Your pay reflects your priorities, period.
If every single employee and all potential hires were to state unequivocably that their first consideration was their family, and while the occasional overtime requirement in an emergency would be acceptable they would not tolerate it as a matter of course, employers would pretty much have to accept the fact. No individual employer would be inconvenienced if every employer had to play by these rules.
What we need is a push across the board to strengthen families. Having more time to spend just sitting and listening to your kids without having to run to the home office and answer 50 E-mails on the weekend would be a big help. The result will be a better educated population and less need for welfare and prisons. These people have more income to spend and can keep the economy gently humming without the excesses we have seen when 100% of our attention is focused on earning more and more money.
You can realize incredible productivity gains when you build a long-term team of people who understand how to work together effectively. I think businesses would perform better if they recognized and allowed for social factors. This is not social justice. To me, it's simply good business.

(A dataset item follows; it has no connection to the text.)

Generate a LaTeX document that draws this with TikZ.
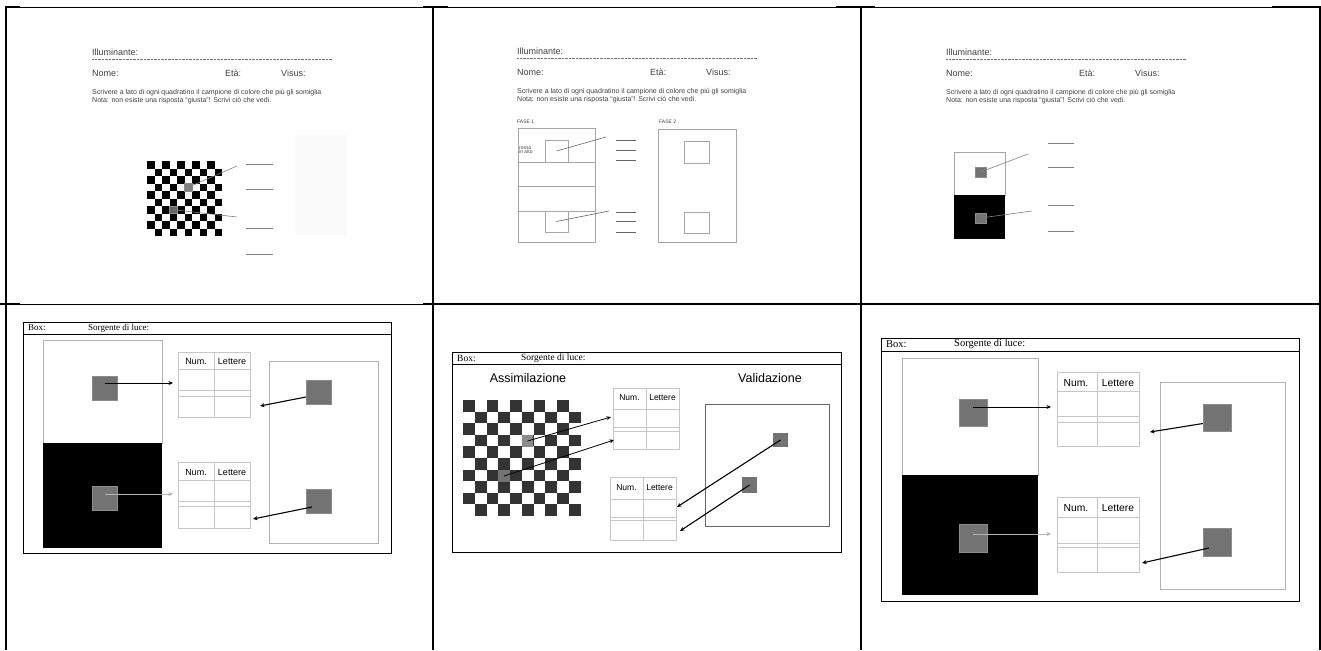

Treat people right and they become better employees.
Whenever I have a chance, I spread the word that 95% of earners' wages have failed to keep pace with inflation since about 2000.
When I put these two pieces of information together, I fear that the truth may be that business has used the hunger of women to earn to devalue work for both men and women.
All men are not physically better than all women. To be frank, people should be paid based on their skills and abilities. If a specific man is not able to run as fast, jump a fence as well as a woman, then she should be paid more (all other abilities/skills being equal).
A problem I see is the assumption that a woman has less abilities in these areas. An even bigger problem is that there is the assumption that a woman has less abilities in non-physically demanding professions as well. If you're interested, I can give some examples.
One other thing. I didn't see where the author said anything about women being so smart. Did I miss something?
This confuses me. Part-timers earn only 58 cents on the dollar per WHAT?. If you're talking over all, of course part-timers are going to make less than full-timers, in sales or in any other profession.
I can see taking issue with poor work assignments when returning from maternity leave, but some of that may be because the mother was out for 1-2 months and other people had to take over her responsibilities and/or start working on new projects that come up while the mother is out. When the mother returns to work should she take over the projects and work that others did for her in her absence? What if the person who took over her work did a better job? Other reasons could be that the employer may be scared to give the new mother new lengthy assignments because she may decide to be a stay-at-home mom after a while back at work, or have another child - necessitating another maternity leave.